En la actualidad, en cambio, la arrogancia humana combate y aleja la presencia divina de nuestras vidas. No queremos a Dios cerca de nosotros. Seguir a Cristo y sus enseñanzas no es algo significativo para la mayoría. De igual forma, desear el Reino de Dios en la tierra es un asunto de escaso valor.

Lo más extraño de esto es que recitamos la oración que Jesús enseñó a sus discípulos sin advertir siquiera lo que significa. Pedimos que se haga la voluntad de Dios; no obstante, hacemos la nuestra. Luego nos preguntamos indignados, ¿por qué existe tanta injusticia y maldad sobre la tierra?

La respuesta es simple: no conformamos nuestro espíritu al espíritu del Señor para hacer su voluntad.

Asimismo, acudimos diariamente al Señor clamando a viva voz que provea lo necesario para cubrir nuestras necesidades, aunque no confiamos plenamente en Él. Sucede de esa manera porque pedimos mal, conforme a nuestros deseos y no a los de nuestro sustentador. Dios es quien provee, también el que acomoda las piezas en el lugar indicado para sostener a cada una de sus criaturas. Por eso, con el corazón puesto en las cosas del cielo debemos acudir a Él, confiados de que recibiremos todo aquello que se ajuste a su voluntad y no a la nuestra.

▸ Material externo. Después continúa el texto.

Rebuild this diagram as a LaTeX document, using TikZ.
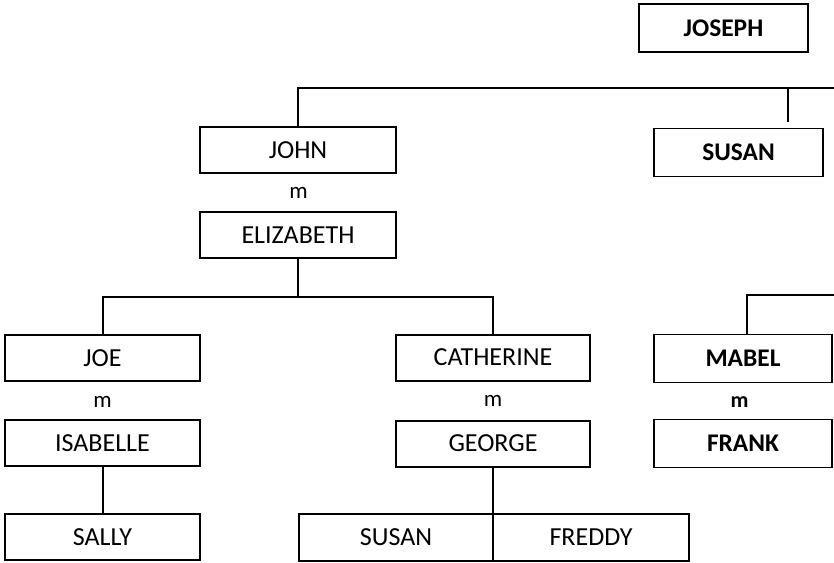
\documentclass[tikz,border=0pt]{standalone}
\usepackage{fontspec}
\setmainfont{Carlito}
\usepackage{tikz}
\usetikzlibrary{positioning}

\tikzset{
  person/.style={draw, line width=2pt, inner sep=0pt, minimum height=46pt,
    font=\fontsize{26}{30}\selectfont},
  kin/.style={draw, line width=1.3pt, inner sep=0pt, minimum height=48pt,
    font=\fontsize{25.4}{30}\selectfont\bfseries},
  wed/.style={inner sep=0pt, font=\fontsize{23}{26}\selectfont},
  link/.style={line width=2pt},
  thinlink/.style={line width=1.3pt}
}

\begin{document}
\begin{tikzpicture}[x=1pt,y=-1pt]
\useasboundingbox (0,0) rectangle (834,562);
% right branch
\node[kin, minimum width=169pt] (joseph) at (723.5,28) {JOSEPH};
\node[kin, minimum width=169pt] (susanR) at (738.5,152.5) {SUSAN};
\node[kin, minimum width=178pt] (mabel) at (743,358.5) {MABEL};
\node[wed, font=\fontsize{22}{26}\selectfont\bfseries] (m4) at (739.5,402) {m};
\node[kin, minimum width=178pt] (frank) at (743,443.5) {FRANK};
% john and elizabeth
\node[person, minimum width=196pt] (john) at (298,150) {JOHN};
\node[wed] (m1) at (298.5,193) {m};
\node[person, minimum width=196pt] (elizabeth) at (298,235) {ELIZABETH};
% their children
\node[person, minimum width=195pt] (joe) at (102.5,358) {JOE};
\node[wed] (m2) at (102.5,402) {m};
\node[person, minimum width=195pt] (isabelle) at (102.5,443) {ISABELLE};
\node[person, minimum width=195pt] (sally) at (102.5,537) {SALLY};
\node[person, minimum width=194pt] (catherine) at (493,357.5) {CATHERINE};
\node[wed] (m3) at (493,401) {m};
\node[person, minimum width=194pt] (george) at (493,443.5) {GEORGE};
\node[person, minimum width=194pt, minimum height=47pt] (susanL) at (396,537.5) {SUSAN};
\node[person, minimum width=196pt, minimum height=47pt] (freddy) at (591,537.5) {FREDDY};

\coordinate (topend) at (834,88);
\coordinate (susanend) at (788,122);
\coordinate (mabelend) at (834,295);
\coordinate (kids) at (298,297);

\draw[link] (topend) -| (john.north);
\draw[link] (susanend) -- (susanend |- topend);
\draw[link] (elizabeth.south) -- (kids);
\draw[link] (kids) -| (joe.north);
\draw[link] (kids) -| (catherine.north);
\draw[link] (isabelle.south) -- (sally.north);
\draw[link] (george.south) -- (george.south |- susanL.north);
\draw[thinlink] (mabelend) -| ([xshift=4pt]mabel.north);
\end{tikzpicture}
\end{document}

Otro error que se comete al acercarse a Dios en oración es exigir que perdone nuestras ofensas, pero nunca perdonamos las que recibimos. De igual manera, pedimos “no nos dejes caer en tentación”, aunque nos acercamos al fuego temerariamente. En otras palabras, vivimos al filo de la navaja.

UN TESORO, UNA ORACIÓN

No hay duda de que Jesús dejó un gran tesoro a sus discípulos, un modelo de oración que ayuda a restablecer la relación que se había perdido con el Padre. Es más que una repetición de palabras; es un canal de comunicación que exhorta a apreciar la majestad del Señor y a aborrecer la soberbia. Si acudimos a Él en humildad, todo cambia. Pues, Dios es verdaderamente el Padre nuestro que está en los cielos. A Él debemos acudir humillados y en total mansedumbre. Porque, cuando reconocemos su poder y su gloria, nos vemos tal como realmente somos: nada, delante de Él.